▶ _Short exercise_
Return the listing below in full, with every line exactly as it is.

▶ _Data section_
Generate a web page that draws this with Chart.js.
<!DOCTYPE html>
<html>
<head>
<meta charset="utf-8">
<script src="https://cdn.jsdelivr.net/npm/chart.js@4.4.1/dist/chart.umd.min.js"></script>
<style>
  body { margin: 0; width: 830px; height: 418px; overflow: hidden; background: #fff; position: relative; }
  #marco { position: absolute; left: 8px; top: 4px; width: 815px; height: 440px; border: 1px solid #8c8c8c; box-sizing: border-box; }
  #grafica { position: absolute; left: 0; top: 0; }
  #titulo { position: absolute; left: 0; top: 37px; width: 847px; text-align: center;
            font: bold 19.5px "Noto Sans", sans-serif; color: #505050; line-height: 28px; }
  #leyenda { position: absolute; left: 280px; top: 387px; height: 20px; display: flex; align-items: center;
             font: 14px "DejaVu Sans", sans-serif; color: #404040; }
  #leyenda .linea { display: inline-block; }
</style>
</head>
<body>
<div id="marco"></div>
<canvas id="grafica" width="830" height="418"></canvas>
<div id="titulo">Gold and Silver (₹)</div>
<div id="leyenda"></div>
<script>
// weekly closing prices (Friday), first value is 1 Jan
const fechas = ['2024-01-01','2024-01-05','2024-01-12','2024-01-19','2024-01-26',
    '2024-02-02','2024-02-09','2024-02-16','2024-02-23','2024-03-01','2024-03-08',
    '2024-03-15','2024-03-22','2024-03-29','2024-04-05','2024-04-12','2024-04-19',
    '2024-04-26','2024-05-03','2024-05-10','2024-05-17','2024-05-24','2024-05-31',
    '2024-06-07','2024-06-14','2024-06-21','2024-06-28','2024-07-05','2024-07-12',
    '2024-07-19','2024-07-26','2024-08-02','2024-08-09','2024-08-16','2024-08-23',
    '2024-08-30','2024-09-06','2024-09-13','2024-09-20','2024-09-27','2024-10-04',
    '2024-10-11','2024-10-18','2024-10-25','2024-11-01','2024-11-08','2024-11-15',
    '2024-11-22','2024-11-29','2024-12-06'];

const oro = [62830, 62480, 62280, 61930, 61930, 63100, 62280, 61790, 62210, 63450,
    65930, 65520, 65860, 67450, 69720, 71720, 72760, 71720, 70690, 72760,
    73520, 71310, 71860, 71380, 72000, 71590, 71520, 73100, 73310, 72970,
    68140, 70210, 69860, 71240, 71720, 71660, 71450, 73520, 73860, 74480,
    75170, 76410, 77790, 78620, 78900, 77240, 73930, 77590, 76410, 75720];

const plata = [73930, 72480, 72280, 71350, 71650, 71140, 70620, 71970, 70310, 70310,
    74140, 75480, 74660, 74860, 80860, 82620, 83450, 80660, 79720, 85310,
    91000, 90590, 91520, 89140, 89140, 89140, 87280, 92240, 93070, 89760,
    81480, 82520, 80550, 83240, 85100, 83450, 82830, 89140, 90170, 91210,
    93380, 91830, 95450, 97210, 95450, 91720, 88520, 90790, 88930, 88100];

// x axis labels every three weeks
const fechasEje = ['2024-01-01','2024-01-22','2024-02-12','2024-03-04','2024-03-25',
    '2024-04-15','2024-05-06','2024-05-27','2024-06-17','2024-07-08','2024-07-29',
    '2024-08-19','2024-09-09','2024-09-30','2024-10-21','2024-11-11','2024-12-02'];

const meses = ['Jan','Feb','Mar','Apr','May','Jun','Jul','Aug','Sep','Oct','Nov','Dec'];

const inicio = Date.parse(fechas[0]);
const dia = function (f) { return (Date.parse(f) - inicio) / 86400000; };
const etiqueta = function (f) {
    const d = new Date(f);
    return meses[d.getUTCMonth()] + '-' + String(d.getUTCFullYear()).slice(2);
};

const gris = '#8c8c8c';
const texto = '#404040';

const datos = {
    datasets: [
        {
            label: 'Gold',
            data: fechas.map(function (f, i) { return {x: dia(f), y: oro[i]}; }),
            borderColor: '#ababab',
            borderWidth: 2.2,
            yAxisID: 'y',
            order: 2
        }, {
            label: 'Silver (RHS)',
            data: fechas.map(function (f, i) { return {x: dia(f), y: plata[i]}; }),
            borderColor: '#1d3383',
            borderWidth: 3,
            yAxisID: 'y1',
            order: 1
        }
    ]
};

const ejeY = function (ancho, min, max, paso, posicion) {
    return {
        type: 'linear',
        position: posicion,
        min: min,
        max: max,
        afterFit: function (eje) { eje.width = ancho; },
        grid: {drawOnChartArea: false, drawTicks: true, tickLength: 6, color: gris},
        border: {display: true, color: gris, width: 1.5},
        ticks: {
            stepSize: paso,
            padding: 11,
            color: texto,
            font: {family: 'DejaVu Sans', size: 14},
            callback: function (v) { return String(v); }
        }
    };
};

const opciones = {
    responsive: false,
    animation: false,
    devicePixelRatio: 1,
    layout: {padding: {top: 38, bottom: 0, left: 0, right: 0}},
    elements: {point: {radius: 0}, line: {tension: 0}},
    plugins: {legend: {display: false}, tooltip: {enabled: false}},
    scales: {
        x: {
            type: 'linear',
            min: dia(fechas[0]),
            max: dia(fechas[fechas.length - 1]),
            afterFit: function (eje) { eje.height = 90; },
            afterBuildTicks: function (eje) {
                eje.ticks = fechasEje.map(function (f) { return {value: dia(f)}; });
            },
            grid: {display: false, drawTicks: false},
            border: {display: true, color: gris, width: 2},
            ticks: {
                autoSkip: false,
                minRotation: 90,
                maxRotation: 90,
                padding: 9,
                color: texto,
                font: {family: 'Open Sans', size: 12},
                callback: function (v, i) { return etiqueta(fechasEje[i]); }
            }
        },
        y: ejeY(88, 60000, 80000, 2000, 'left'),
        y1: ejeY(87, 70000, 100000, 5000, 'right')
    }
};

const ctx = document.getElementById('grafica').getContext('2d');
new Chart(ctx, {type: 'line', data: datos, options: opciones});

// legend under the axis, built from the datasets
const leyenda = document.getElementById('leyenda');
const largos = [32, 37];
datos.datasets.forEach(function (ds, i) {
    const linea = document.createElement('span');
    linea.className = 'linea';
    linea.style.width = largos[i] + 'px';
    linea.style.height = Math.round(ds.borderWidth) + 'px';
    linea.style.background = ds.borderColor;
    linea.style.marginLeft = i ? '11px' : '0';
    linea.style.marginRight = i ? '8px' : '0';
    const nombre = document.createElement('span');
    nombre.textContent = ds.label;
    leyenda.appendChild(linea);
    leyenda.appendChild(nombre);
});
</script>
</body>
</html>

▶ _Response to the exercise_
Generate a web page that draws this with Chart.js.
<!DOCTYPE html>
<html>
<head>
<meta charset="utf-8">
<script src="https://cdn.jsdelivr.net/npm/chart.js@4.4.1/dist/chart.umd.min.js"></script>
<style>
  body { margin: 0; width: 830px; height: 418px; overflow: hidden; background: #fff; position: relative; }
  #marco { position: absolute; left: 8px; top: 4px; width: 815px; height: 440px; border: 1px solid #8c8c8c; box-sizing: border-box; }
  #grafica { position: absolute; left: 0; top: 0; }
  #titulo { position: absolute; left: 0; top: 37px; width: 847px; text-align: center;
            font: bold 19.5px "Noto Sans", sans-serif; color: #505050; line-height: 28px; }
  #leyenda { position: absolute; left: 280px; top: 387px; height: 20px; display: flex; align-items: center;
             font: 14px "DejaVu Sans", sans-serif; color: #404040; }
  #leyenda .linea { display: inline-block; }
</style>
</head>
<body>
<div id="marco"></div>
<canvas id="grafica" width="830" height="418"></canvas>
<div id="titulo">Gold and Silver (₹)</div>
<div id="leyenda"></div>
<script>
// weekly closing prices (Friday), first value is 1 Jan
const fechas = ['2024-01-01','2024-01-05','2024-01-12','2024-01-19','2024-01-26',
    '2024-02-02','2024-02-09','2024-02-16','2024-02-23','2024-03-01','2024-03-08',
    '2024-03-15','2024-03-22','2024-03-29','2024-04-05','2024-04-12','2024-04-19',
    '2024-04-26','2024-05-03','2024-05-10','2024-05-17','2024-05-24','2024-05-31',
    '2024-06-07','2024-06-14','2024-06-21','2024-06-28','2024-07-05','2024-07-12',
    '2024-07-19','2024-07-26','2024-08-02','2024-08-09','2024-08-16','2024-08-23',
    '2024-08-30','2024-09-06','2024-09-13','2024-09-20','2024-09-27','2024-10-04',
    '2024-10-11','2024-10-18','2024-10-25','2024-11-01','2024-11-08','2024-11-15',
    '2024-11-22','2024-11-29','2024-12-06'];

const oro = [62830, 62480, 62280, 61930, 61930, 63100, 62280, 61790, 62210, 63450,
    65930, 65520, 65860, 67450, 69720, 71720, 72760, 71720, 70690, 72760,
    73520, 71310, 71860, 71380, 72000, 71590, 71520, 73100, 73310, 72970,
    68140, 70210, 69860, 71240, 71720, 71660, 71450, 73520, 73860, 74480,
    75170, 76410, 77790, 78620, 78900, 77240, 73930, 77590, 76410, 75720];

const plata = [73930, 72480, 72280, 71350, 71650, 71140, 70620, 71970, 70310, 70310,
    74140, 75480, 74660, 74860, 80860, 82620, 83450, 80660, 79720, 85310,
    91000, 90590, 91520, 89140, 89140, 89140, 87280, 92240, 93070, 89760,
    81480, 82520, 80550, 83240, 85100, 83450, 82830, 89140, 90170, 91210,
    93380, 91830, 95450, 97210, 95450, 91720, 88520, 90790, 88930, 88100];

// x axis labels every three weeks
const fechasEje = ['2024-01-01','2024-01-22','2024-02-12','2024-03-04','2024-03-25',
    '2024-04-15','2024-05-06','2024-05-27','2024-06-17','2024-07-08','2024-07-29',
    '2024-08-19','2024-09-09','2024-09-30','2024-10-21','2024-11-11','2024-12-02'];

const meses = ['Jan','Feb','Mar','Apr','May','Jun','Jul','Aug','Sep','Oct','Nov','Dec'];

const inicio = Date.parse(fechas[0]);
const dia = function (f) { return (Date.parse(f) - inicio) / 86400000; };
const etiqueta = function (f) {
    const d = new Date(f);
    return meses[d.getUTCMonth()] + '-' + String(d.getUTCFullYear()).slice(2);
};

const gris = '#8c8c8c';
const texto = '#404040';

const datos = {
    datasets: [
        {
            label: 'Gold',
            data: fechas.map(function (f, i) { return {x: dia(f), y: oro[i]}; }),
            borderColor: '#ababab',
            borderWidth: 2.2,
            yAxisID: 'y',
            order: 2
        }, {
            label: 'Silver (RHS)',
            data: fechas.map(function (f, i) { return {x: dia(f), y: plata[i]}; }),
            borderColor: '#1d3383',
            borderWidth: 3,
            yAxisID: 'y1',
            order: 1
        }
    ]
};

const ejeY = function (ancho, min, max, paso, posicion) {
    return {
        type: 'linear',
        position: posicion,
        min: min,
        max: max,
        afterFit: function (eje) { eje.width = ancho; },
        grid: {drawOnChartArea: false, drawTicks: true, tickLength: 6, color: gris},
        border: {display: true, color: gris, width: 1.5},
        ticks: {
            stepSize: paso,
            padding: 11,
            color: texto,
            font: {family: 'DejaVu Sans', size: 14},
            callback: function (v) { return String(v); }
        }
    };
};

const opciones = {
    responsive: false,
    animation: false,
    devicePixelRatio: 1,
    layout: {padding: {top: 38, bottom: 0, left: 0, right: 0}},
    elements: {point: {radius: 0}, line: {tension: 0}},
    plugins: {legend: {display: false}, tooltip: {enabled: false}},
    scales: {
        x: {
            type: 'linear',
            min: dia(fechas[0]),
            max: dia(fechas[fechas.length - 1]),
            afterFit: function (eje) { eje.height = 90; },
            afterBuildTicks: function (eje) {
                eje.ticks = fechasEje.map(function (f) { return {value: dia(f)}; });
            },
            grid: {display: false, drawTicks: false},
            border: {display: true, color: gris, width: 2},
            ticks: {
                autoSkip: false,
                minRotation: 90,
                maxRotation: 90,
                padding: 9,
                color: texto,
                font: {family: 'Open Sans', size: 12},
                callback: function (v, i) { return etiqueta(fechasEje[i]); }
            }
        },
        y: ejeY(88, 60000, 80000, 2000, 'left'),
        y1: ejeY(87, 70000, 100000, 5000, 'right')
    }
};

const ctx = document.getElementById('grafica').getContext('2d');
new Chart(ctx, {type: 'line', data: datos, options: opciones});

// legend under the axis, built from the datasets
const leyenda = document.getElementById('leyenda');
const largos = [32, 37];
datos.datasets.forEach(function (ds, i) {
    const linea = document.createElement('span');
    linea.className = 'linea';
    linea.style.width = largos[i] + 'px';
    linea.style.height = Math.round(ds.borderWidth) + 'px';
    linea.style.background = ds.borderColor;
    linea.style.marginLeft = i ? '11px' : '0';
    linea.style.marginRight = i ? '8px' : '0';
    const nombre = document.createElement('span');
    nombre.textContent = ds.label;
    leyenda.appendChild(linea);
    leyenda.appendChild(nombre);
});
</script>
</body>
</html>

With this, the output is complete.